Selain itu, permasalahan
pengampunan pajak juga tidak hanya menyangkut aspek kepentingan penerimaan
negara dan ketidakmampuan wajib pajak, tetapi juga menyangkut itikad buruk
dan keperilakuan tak etis dari para wajib pajak. Oleh karena itu, penyelesaiannya
bukan dengan cara pengampunan, tetapi harus melalui penciptaan mekanisme
sistem dan tata kelola perpajakan, atau melalui regulasi penegakan hukum yang
akuntabel dan transparan.
Bumerang pengampunan
Dari perspektif yang
berbeda, saya justru menilai RUU Pengampunan Pajak yang diusulkan pemerintah
bisa menjadi bumerang yang merugikan negara apabila semangatnya adalah demi
mendapatkan dana ratusan triliun rupiah yang selama ini tidak bisa dibayarkan
para wajib pajak atau sengaja dihindari para wajib pajak nakal yang
menempatkan dananya di luar negeri. Seandainya DPR menyetujuinya, pasti akan
muncul sejumlah permasalahan yang kompleks. Belum tentu juga harapan
pemerintah mendapatkan pemasukan pajak dalam jumlah besar dari skema amnesti
bakal terwujud. Mengapa?
Jawabnya, karena tidak
terbayarnya utang pajak oleh para wajib pajak tidak semata-mata disebabkan
mereka mengalami krisis keuangan akibat bisnis atau pendapatan mereka
memburuk. Sangat mungkin juga karena mereka memang tidak memiliki itikad baik
untuk membayar pajak. Mereka menganggap membayar pajak merupakan suatu beban
yang merugikan sehingga sedapat mungkin harus dihindari.
Demikian pula para
wajib pajak kelas kakap yang selama ini sengaja menghindari pajak dengan cara
menempatkan dananya di luar negeri. Mereka juga sama sekali tidak memiliki
itikad baik. Dalam banyak kasus, mereka bahkan menempuh berbagai cara,
termasuk berkongkalikong dengan aparatur pajak, agar bisa menghindari atau
menggelapkan pajak dalam jumlah yang besar.
Pada level korporasi,
upaya penghindaran pajak melalui trik-trik rekayasa keuangan juga sangat
masif. Para direksi korporasi tampaknya juga tidak memiliki itikad baik.
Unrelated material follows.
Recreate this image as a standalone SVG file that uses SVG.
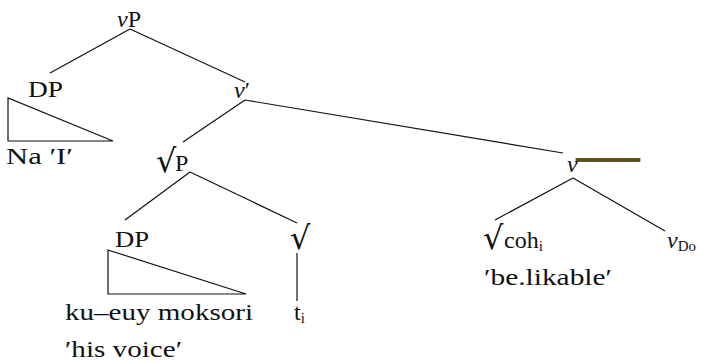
<svg xmlns="http://www.w3.org/2000/svg" width="702" height="363" viewBox="0 0 702 363">
  <style>
    .edges line, .edges polyline { stroke: #111; stroke-width: 1.2; fill: none; }
  </style>

  <!-- tree edges -->
  <g id="edges" class="edges">
    <line x1="130" y1="29" x2="50" y2="73"/>
    <line x1="130" y1="29" x2="245" y2="82"/>
    <line x1="245" y1="100" x2="183" y2="142"/>
    <line x1="245" y1="100" x2="563" y2="153"/>
    <line x1="190" y1="172" x2="125" y2="220"/>
    <line x1="190" y1="172" x2="297" y2="223"/>
    <line x1="297" y1="253" x2="297" y2="301"/>
    <line x1="573" y1="178" x2="495" y2="220"/>
    <line x1="573" y1="178" x2="665" y2="231"/>
    <!-- triangles -->
    <polyline points="113,141 8,98 8,141 113,141"/>
    <polyline points="246,294 108,250 108,294 246,294"/>
  </g>

  <g id="vP"><text x="117" y="27" font-family="Liberation Serif" font-size="24" fill="#111"><tspan font-style="italic">v</tspan>P</text></g>
  <g id="DP1">
    <text x="28" y="97" font-family="Liberation Serif" font-size="24" fill="#111" textLength="35" lengthAdjust="spacingAndGlyphs">DP</text>
    <text x="6" y="164" font-family="Liberation Serif" font-size="24" fill="#111" textLength="67" lengthAdjust="spacingAndGlyphs">Na  ′I′</text>
  </g>
  <g id="vbar"><text x="234" y="98" font-family="Liberation Serif" font-size="24" fill="#111"><tspan font-style="italic">v</tspan>′</text></g>
  <g id="rootP">
    <text x="156" y="172" font-family="DejaVu Serif" font-size="32" fill="#111">√</text>
    <text x="175" y="171" font-family="Liberation Serif" font-size="24" fill="#111">P</text>
  </g>
  <g id="DP2">
    <text x="115" y="247" font-family="Liberation Serif" font-size="24" fill="#111" textLength="34" lengthAdjust="spacingAndGlyphs">DP</text>
    <text x="65" y="320" font-family="Liberation Serif" font-size="24" fill="#111" textLength="188" lengthAdjust="spacingAndGlyphs">ku–euy   moksori</text>
    <text x="65" y="357" font-family="Liberation Serif" font-size="24" fill="#111" textLength="117" lengthAdjust="spacingAndGlyphs">′his  voice′</text>
  </g>
  <g id="root">
    <text x="290" y="249" font-family="DejaVu Serif" font-size="32" fill="#111">√</text>
    <text x="294" y="320" font-family="Liberation Serif" font-size="24" fill="#111">t<tspan font-size="15" dy="3">i</tspan></text>
  </g>
  <g id="v">
    <text x="567" y="172" font-family="Liberation Serif" font-size="24" font-style="italic" fill="#111">v</text>
    <rect x="576" y="158.5" width="64" height="3" fill="#5a5200" stroke="#222" stroke-width="0.6"/>
  </g>
  <g id="rootcoh">
    <text x="483" y="249" font-family="DejaVu Serif" font-size="32" fill="#111">√</text>
    <text x="504" y="248" font-family="Liberation Serif" font-size="24" fill="#111">coh<tspan font-size="15" dy="3">i</tspan></text>
    <text x="484" y="285" font-family="Liberation Serif" font-size="24" fill="#111" textLength="128" lengthAdjust="spacingAndGlyphs">′be.likable′</text>
  </g>
  <g id="vDo"><text x="667" y="248" font-family="Liberation Serif" font-size="24" fill="#111"><tspan font-style="italic">v</tspan><tspan font-size="15" dy="3">Do</tspan></text></g>
</svg>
Berdasarkan hasil analisis saya (Laporan Keuangan & Konflik Kepentingan:
Lako, 2007), banyak korporasi Indonesia melakukan penghindaran pajak dengan
cara merekayasa pelaporan labanya. Trik rekayasa yang umumnya digunakan
adalah income minimization, income
decreasing, atau income smoothing.
Trik income minimization adalah selalu
melaporkan laba serendah mungkin dengan cara menaikkan dan atau menciptakan
pos-pos fiktif biaya riil ataupun biaya akrual tertentu, atau juga menurunkan
nilai pendapatan yang dilaporkan. Trik income
decreasing adalah melaporkan laba dengan tren menurun dari waktu ke
waktu. Caranya dengan menaikkan biaya dan menciptakan pos-pos biaya fiktif,
serta menurunkan pendapatan dengan menghilangkan bukti-bukti transaksi
tertentu atau menurunkan nilai transaksinya.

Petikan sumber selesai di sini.